▶ [Data provided]:
^^^^^^^^^^^^^^^^

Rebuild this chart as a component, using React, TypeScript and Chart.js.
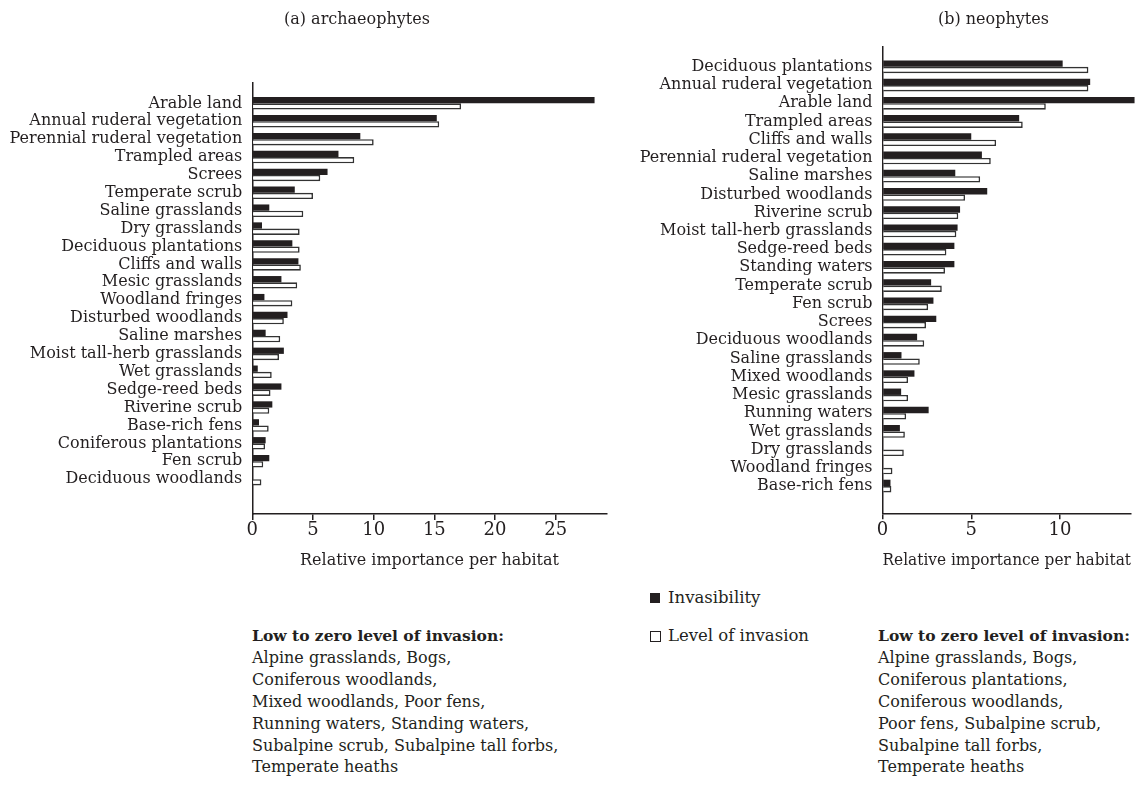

^^^^^^^^^^^^^^^^

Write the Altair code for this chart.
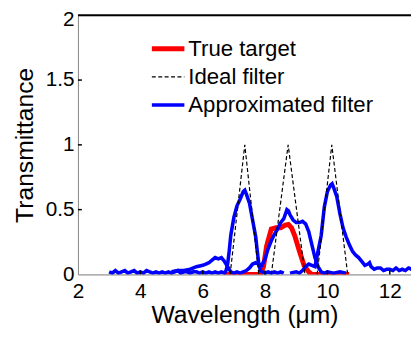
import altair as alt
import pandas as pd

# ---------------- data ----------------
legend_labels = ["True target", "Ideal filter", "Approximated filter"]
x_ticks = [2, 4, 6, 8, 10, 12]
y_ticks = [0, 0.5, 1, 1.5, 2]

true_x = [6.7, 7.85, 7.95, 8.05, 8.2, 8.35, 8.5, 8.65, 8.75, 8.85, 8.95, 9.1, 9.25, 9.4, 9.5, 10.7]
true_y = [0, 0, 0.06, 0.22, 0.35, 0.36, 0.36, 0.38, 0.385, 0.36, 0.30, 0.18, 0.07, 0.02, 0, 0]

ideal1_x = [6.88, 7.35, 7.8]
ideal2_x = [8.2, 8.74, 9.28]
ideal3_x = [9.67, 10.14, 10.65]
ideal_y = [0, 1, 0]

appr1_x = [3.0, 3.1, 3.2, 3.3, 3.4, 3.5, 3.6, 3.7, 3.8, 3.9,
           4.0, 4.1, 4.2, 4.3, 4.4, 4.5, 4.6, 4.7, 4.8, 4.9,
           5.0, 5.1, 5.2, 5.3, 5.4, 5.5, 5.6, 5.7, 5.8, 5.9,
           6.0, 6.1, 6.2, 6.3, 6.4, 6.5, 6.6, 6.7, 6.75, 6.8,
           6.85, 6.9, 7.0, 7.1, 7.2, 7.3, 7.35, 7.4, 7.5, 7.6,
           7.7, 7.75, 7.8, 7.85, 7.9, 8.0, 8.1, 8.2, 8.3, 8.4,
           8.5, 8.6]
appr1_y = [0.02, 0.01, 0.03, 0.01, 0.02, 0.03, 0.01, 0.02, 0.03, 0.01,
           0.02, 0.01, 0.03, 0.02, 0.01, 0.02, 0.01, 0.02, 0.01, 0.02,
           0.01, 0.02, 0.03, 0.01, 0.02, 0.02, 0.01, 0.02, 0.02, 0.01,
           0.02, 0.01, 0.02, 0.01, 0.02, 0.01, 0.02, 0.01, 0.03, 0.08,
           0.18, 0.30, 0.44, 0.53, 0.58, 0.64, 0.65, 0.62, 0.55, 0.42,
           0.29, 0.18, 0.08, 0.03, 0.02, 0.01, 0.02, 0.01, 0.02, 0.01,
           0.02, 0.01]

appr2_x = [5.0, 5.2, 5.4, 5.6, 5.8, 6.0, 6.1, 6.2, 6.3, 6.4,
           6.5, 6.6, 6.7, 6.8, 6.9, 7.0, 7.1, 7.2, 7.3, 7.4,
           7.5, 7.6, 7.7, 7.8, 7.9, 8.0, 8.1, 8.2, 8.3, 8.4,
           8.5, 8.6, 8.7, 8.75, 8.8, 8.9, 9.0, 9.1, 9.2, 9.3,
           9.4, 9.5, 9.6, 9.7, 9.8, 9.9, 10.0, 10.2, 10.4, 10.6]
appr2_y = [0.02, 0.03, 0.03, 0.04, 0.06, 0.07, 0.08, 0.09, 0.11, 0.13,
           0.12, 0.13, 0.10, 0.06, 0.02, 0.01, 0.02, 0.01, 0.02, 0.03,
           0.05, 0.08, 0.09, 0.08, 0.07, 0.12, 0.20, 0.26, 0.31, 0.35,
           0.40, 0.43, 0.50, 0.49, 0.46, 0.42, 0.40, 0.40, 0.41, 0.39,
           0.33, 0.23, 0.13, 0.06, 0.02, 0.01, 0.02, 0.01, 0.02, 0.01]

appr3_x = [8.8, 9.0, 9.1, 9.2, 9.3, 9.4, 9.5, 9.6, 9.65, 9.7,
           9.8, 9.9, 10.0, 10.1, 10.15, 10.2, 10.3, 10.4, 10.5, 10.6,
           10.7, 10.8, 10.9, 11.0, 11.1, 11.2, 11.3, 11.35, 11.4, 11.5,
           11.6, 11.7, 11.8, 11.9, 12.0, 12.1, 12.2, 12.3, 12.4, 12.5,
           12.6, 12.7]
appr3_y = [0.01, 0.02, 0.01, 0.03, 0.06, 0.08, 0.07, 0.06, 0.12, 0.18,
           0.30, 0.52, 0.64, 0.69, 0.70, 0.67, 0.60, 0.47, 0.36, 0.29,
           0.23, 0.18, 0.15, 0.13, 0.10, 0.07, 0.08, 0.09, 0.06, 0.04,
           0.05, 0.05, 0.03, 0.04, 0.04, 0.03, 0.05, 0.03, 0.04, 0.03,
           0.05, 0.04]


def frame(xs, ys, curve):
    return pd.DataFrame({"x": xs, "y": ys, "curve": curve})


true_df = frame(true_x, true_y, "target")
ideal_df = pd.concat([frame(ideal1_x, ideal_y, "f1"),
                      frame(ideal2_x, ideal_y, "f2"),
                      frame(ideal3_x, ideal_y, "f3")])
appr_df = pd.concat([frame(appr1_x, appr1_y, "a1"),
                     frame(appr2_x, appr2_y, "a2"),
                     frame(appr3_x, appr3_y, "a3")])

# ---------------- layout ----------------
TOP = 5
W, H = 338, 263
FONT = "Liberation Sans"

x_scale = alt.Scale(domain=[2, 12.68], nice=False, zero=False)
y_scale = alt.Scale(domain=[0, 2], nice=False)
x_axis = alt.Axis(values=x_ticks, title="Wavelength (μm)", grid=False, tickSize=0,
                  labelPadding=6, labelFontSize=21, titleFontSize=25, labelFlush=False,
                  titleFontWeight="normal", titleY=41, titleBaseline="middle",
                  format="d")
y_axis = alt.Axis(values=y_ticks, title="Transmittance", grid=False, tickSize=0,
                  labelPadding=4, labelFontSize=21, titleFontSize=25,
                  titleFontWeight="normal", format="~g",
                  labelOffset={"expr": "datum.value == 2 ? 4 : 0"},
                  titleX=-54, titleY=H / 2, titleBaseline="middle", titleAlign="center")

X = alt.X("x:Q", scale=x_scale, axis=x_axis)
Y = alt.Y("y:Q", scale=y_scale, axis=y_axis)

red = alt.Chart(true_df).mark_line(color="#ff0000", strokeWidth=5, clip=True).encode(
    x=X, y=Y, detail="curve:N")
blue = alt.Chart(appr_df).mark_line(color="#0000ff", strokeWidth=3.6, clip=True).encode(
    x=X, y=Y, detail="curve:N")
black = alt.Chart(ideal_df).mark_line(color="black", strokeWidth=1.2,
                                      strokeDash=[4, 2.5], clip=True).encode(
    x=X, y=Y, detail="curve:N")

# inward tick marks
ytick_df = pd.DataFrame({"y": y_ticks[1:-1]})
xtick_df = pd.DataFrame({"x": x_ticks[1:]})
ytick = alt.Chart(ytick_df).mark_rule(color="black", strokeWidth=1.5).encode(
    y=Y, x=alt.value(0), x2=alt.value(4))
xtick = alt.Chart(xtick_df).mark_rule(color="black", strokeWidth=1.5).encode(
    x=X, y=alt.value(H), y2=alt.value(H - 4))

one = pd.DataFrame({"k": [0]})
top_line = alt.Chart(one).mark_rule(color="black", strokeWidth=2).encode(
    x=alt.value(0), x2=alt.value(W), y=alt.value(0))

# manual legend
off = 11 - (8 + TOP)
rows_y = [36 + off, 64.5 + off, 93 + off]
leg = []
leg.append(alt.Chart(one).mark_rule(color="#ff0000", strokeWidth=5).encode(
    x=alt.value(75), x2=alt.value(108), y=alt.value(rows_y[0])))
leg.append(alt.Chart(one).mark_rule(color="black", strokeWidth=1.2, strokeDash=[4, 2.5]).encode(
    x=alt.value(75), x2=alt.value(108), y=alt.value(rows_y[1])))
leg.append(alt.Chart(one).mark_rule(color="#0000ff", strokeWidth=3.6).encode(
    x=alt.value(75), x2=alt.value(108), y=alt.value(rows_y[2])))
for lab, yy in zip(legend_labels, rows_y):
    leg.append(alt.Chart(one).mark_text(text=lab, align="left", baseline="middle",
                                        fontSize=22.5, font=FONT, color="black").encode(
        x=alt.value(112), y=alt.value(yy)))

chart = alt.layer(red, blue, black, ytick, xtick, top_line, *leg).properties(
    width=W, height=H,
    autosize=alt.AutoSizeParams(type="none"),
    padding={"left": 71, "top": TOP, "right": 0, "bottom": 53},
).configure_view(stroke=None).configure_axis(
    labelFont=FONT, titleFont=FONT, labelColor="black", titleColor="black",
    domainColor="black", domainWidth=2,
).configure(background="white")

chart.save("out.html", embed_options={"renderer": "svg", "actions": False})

^^^^^^^^^^^^^^^^

▶ [Do this]: Pictures are not part of the copy. Reproduce the lines from the one containing "Write the Altair code for this chart." through the one containing "0.02, 0, 0]", exactly and nothing more.

▶ [The reply]:
Write the Altair code for this chart.
import altair as alt
import pandas as pd

# ---------------- data ----------------
legend_labels = ["True target", "Ideal filter", "Approximated filter"]
x_ticks = [2, 4, 6, 8, 10, 12]
y_ticks = [0, 0.5, 1, 1.5, 2]

true_x = [6.7, 7.85, 7.95, 8.05, 8.2, 8.35, 8.5, 8.65, 8.75, 8.85, 8.95, 9.1, 9.25, 9.4, 9.5, 10.7]
true_y = [0, 0, 0.06, 0.22, 0.35, 0.36, 0.36, 0.38, 0.385, 0.36, 0.30, 0.18, 0.07, 0.02, 0, 0]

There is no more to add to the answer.